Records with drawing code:
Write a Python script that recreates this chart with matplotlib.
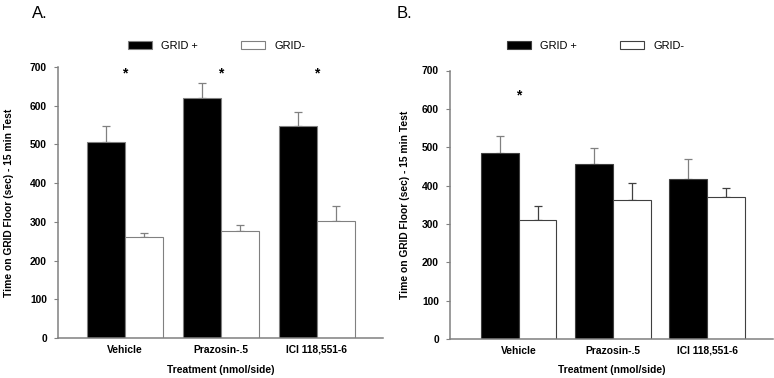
import numpy as np
from matplotlib import pyplot as plt

plt.rcParams['font.family'] = ['Liberation Sans', 'DejaVu Sans']

treatments = ['Vehicle', 'Prazosin-.5', 'ICI 118,551-6']

# panel A
a_grid_plus = [507, 620, 548]
a_grid_plus_err = [41, 39, 37]
a_grid_minus = [262, 276, 301]
a_grid_minus_err = [10, 17, 39]
a_stars = [True, True, True]

# panel B
b_grid_plus = [484, 456, 417]
b_grid_plus_err = [45, 42, 52]
b_grid_minus = [310, 363, 370]
b_grid_minus_err = [37, 43, 24]
b_stars = [True, False, False]

W = 0.4
fig = plt.figure(figsize=(7.74, 3.78), dpi=100)


def panel(rect, plus, plus_err, minus, minus_err, stars, star_y, xlim, edge):
    ax = fig.add_axes(rect)
    x = np.arange(len(treatments))
    ax.bar(x - W / 2, plus, W, color='black', edgecolor=edge, linewidth=0.8,
           label='GRID +', zorder=2)
    ax.bar(x + W / 2, minus, W, color='white', edgecolor=edge, linewidth=0.8,
           label='GRID-', zorder=2)
    ax.errorbar(x - W / 2, plus, yerr=[np.zeros(3), plus_err], fmt='none',
                ecolor='#808080', elinewidth=0.9, capsize=3, capthick=0.9, zorder=1)
    ax.errorbar(x + W / 2, minus, yerr=[np.zeros(3), minus_err], fmt='none',
                ecolor=edge, elinewidth=0.9, capsize=3, capthick=0.9, zorder=1)
    for i, s in enumerate(stars):
        if s:
            ax.text(i, star_y, '*', ha='center', va='center', fontsize=10,
                    fontweight='bold')
    ax.set_xlim(*xlim)
    ax.set_ylim(0, 700)
    ax.set_yticks(np.arange(0, 701, 100))
    ax.set_xticks(x)
    ax.set_xticklabels(treatments, fontsize=7.4, fontweight='bold')
    for lab in ax.get_yticklabels():
        lab.set_fontweight('bold')
    ax.tick_params(axis='x', length=0, pad=5)
    ax.tick_params(axis='y', length=3, width=0.8, color='#808080', pad=5, labelsize=7.4)
    for sp in ['top', 'right']:
        ax.spines[sp].set_visible(False)
    for sp in ['left', 'bottom']:
        ax.spines[sp].set_color('#808080')
        ax.spines[sp].set_linewidth(1.1)
    ax.set_ylabel('Time on GRID Floor (sec) - 15 min Test', fontsize=7.4,
                  fontweight='bold')
    ax.set_xlabel('Treatment (nmol/side)', fontsize=7.4, fontweight='bold')
    return ax


axA = panel([58 / 774, 1 - 338 / 378, 325 / 774, 271 / 378],
            a_grid_plus, a_grid_plus_err, a_grid_minus, a_grid_minus_err,
            a_stars, 683, (-0.70, 2.69), '#808080')
axA.yaxis.set_label_coords(-0.136, 0.5)
axA.xaxis.set_label_coords(0.5, -0.1)

axB = panel([450 / 774, 1 - 339 / 378, 323 / 774, 268.5 / 378],
            b_grid_plus, b_grid_plus_err, b_grid_minus, b_grid_minus_err,
            b_stars, 635, (-0.73, 2.70), '#404040')
axB.yaxis.set_label_coords(-0.125, 0.5)
axB.xaxis.set_label_coords(0.5, -0.097)

for ax, lx in [(axA, 128), (axB, 507)]:
    ax.legend(loc='center left', bbox_to_anchor=(lx / 774, 1 - 46 / 378),
              bbox_transform=fig.transFigure, ncol=2, frameon=False,
              fontsize=7.9, borderpad=0, borderaxespad=0, handlelength=2.2,
              handleheight=0.75, handletextpad=0.8, columnspacing=3.95)

fig.text(32 / 774, 1 - 14 / 378, 'A.', fontsize=12, va='center', ha='left')
fig.text(397 / 774, 1 - 14 / 378, 'B.', fontsize=12, va='center', ha='left')

fig.savefig('out.png', dpi=100)
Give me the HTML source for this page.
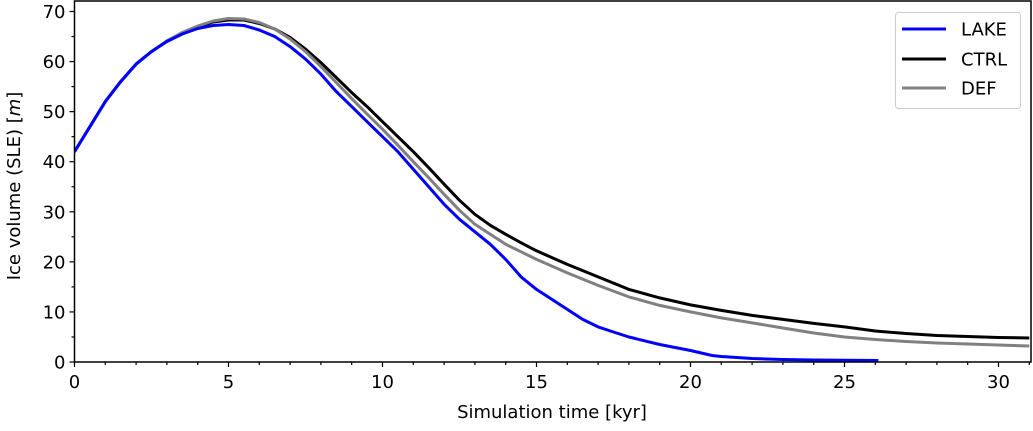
<!DOCTYPE html>
<html><head><meta charset="utf-8"><style>
html,body{margin:0;padding:0;background:#fff;}
svg{display:block;font-family:"DejaVu Sans","Liberation Sans",sans-serif;}
</style></head><body>
<svg id="c" width="1033" height="431"></svg>
<script>
const lakeT=[0,0.5,1,1.5,2,2.5,3,3.5,4,4.5,5,5.5,6,6.5,7,7.5,8,8.5,9,9.5,10,10.5,11,11.5,12,12.5,13,13.5,14,14.5,15,15.5,16,16.5,17,17.5,18,19,20,20.7,21,22,23,24,25,26.1];
const lakeV=[42,47,52,56,59.5,62,64,65.5,66.6,67.2,67.4,67.2,66.3,65,63,60.5,57.5,54,51,48,45,42,38.5,35,31.5,28.5,26,23.5,20.5,17,14.5,12.5,10.5,8.5,7,6,5,3.5,2.3,1.3,1.1,0.7,0.5,0.4,0.35,0.3];
const ctrlT=[0,0.5,1,1.5,2,2.5,3,3.5,4,4.5,5,5.5,6,6.5,7,7.5,8,8.5,9,9.5,10,10.5,11,11.5,12,12.5,13,13.5,14,14.5,15,16,17,18,19,20,21,22,23,24,25,26,27,28,29,30,31];
const ctrlV=[42,47,52,56,59.5,62,64.1,65.7,66.9,67.9,68.3,68.3,67.6,66.5,64.8,62.5,59.8,56.8,53.8,51,48,45,42,38.8,35.5,32.3,29.5,27.3,25.5,23.8,22.2,19.5,17,14.5,12.8,11.4,10.3,9.3,8.5,7.7,7,6.2,5.7,5.3,5.1,4.9,4.8];
const defT=[0,0.5,1,1.5,2,2.5,3,3.5,4,4.5,5,5.5,6,6.5,7,7.5,8,8.5,9,9.5,10,10.5,11,11.5,12,12.5,13,13.5,14,14.5,15,16,17,18,19,20,21,22,23,24,25,26,27,28,29,30,31];
const defV=[42,47,52,56,59.5,62,64.1,65.8,67.1,68.1,68.6,68.5,67.8,66.5,64.5,62,59,55.8,52.6,49.5,46.5,43.3,40,36.8,33.5,30.3,27.5,25.5,23.5,22,20.5,17.8,15.3,13,11.3,10,8.8,7.8,6.8,5.8,5,4.5,4.1,3.8,3.6,3.4,3.2];
const xTicks=[0,5,10,15,20,25,30];
const yTicks=[0,10,20,30,40,50,60,70];

const svg=document.getElementById('c');
const NS='http://www.w3.org/2000/svg';
const L=74.5,R=1031,B=362,T=1;
const X=t=>L+t*(228.5-74.5)/5;
const Y=v=>B-v*(362-11.5)/70;
function mk(tag,a,p){const e=document.createElementNS(NS,tag);for(const k in a)e.setAttribute(k,a[k]);(p||svg).appendChild(e);return e;}

const clip=mk('clipPath',{id:'pc'});mk('rect',{x:L,y:T,width:R-L,height:B-T},clip);
const g=mk('g',{'clip-path':'url(#pc)'});
function seriesG(ts,vs,color,name){
  const pts=ts.map((t,i)=>X(t).toFixed(1)+','+Y(vs[i]).toFixed(1)).join(' ');
  const e=mk('polyline',{points:pts,fill:'none',stroke:color,'stroke-width':3,'stroke-linejoin':'round'},g);
  
  
}
seriesG(ctrlT,ctrlV,'#000','ctrl-line');
seriesG(defT,defV,'#808080','def-line');
seriesG(lakeT,lakeV,'#0000ff','lake-line');

const frame=mk('rect',{x:L,y:T,width:R-L,height:B-T,fill:'none',stroke:'#000','stroke-width':1.5});



for(let t=0;t<=31;t++){const maj=t%5===0;mk('line',{x1:X(t),x2:X(t),y1:B,y2:B+(maj?5:3),stroke:'#000','stroke-width':1.2});}
for(let v=0;v<=70;v+=5){const maj=v%10===0;mk('line',{x1:L,x2:L-(maj?5:3),y1:Y(v),y2:Y(v),stroke:'#000','stroke-width':1.2});}
xTicks.forEach(t=>{const e=mk('text',{x:X(t),y:B+26,'text-anchor':'middle','font-size':18});e.textContent=t;

});
yTicks.forEach(v=>{const e=mk('text',{x:L-9,y:Y(v)+6.5,'text-anchor':'end','font-size':18});e.textContent=v;

});

const xl=mk('text',{x:552,y:418,'text-anchor':'middle','font-size':18});xl.textContent='Simulation time [kyr]';


const yl=mk('text',{x:0,y:0,'text-anchor':'middle','font-size':18,transform:'translate(20,186) rotate(-90)'});
yl.innerHTML='Ice volume (SLE) [<tspan font-style="italic">m</tspan>]';



const lg=mk('g',{});


mk('rect',{x:895.5,y:12.5,width:125,height:96,rx:3,fill:'#fff',stroke:'#ccc','stroke-width':1},lg);
[['LAKE','#0000ff',29],['CTRL','#000',59],['DEF','#808080',88]].forEach(([n,c,y])=>{
  const it=mk('g',{},lg);
  
  
  mk('line',{x1:902,x2:946,y1:y,y2:y,stroke:c,'stroke-width':3},it);
  const t=mk('text',{x:961,y:y+6.5,'font-size':18},it);t.textContent=n;
});
</script>
</body></html>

EXERCISE BRIEF: Write out each line of the listing above, exactly, from its first line to the line holding "fig = plt.figure(figsize=(7.74, 3.78), dpi=100)", inclusive. Skip the pictures.

ANSWER TO THIS TASK:
Write a Python script that recreates this chart with matplotlib.
import numpy as np
from matplotlib import pyplot as plt

plt.rcParams['font.family'] = ['Liberation Sans', 'DejaVu Sans']

treatments = ['Vehicle', 'Prazosin-.5', 'ICI 118,551-6']

# panel A
a_grid_plus = [507, 620, 548]
a_grid_plus_err = [41, 39, 37]
a_grid_minus = [262, 276, 301]
a_grid_minus_err = [10, 17, 39]
a_stars = [True, True, True]

# panel B
b_grid_plus = [484, 456, 417]
b_grid_plus_err = [45, 42, 52]
b_grid_minus = [310, 363, 370]
b_grid_minus_err = [37, 43, 24]
b_stars = [True, False, False]

W = 0.4
fig = plt.figure(figsize=(7.74, 3.78), dpi=100)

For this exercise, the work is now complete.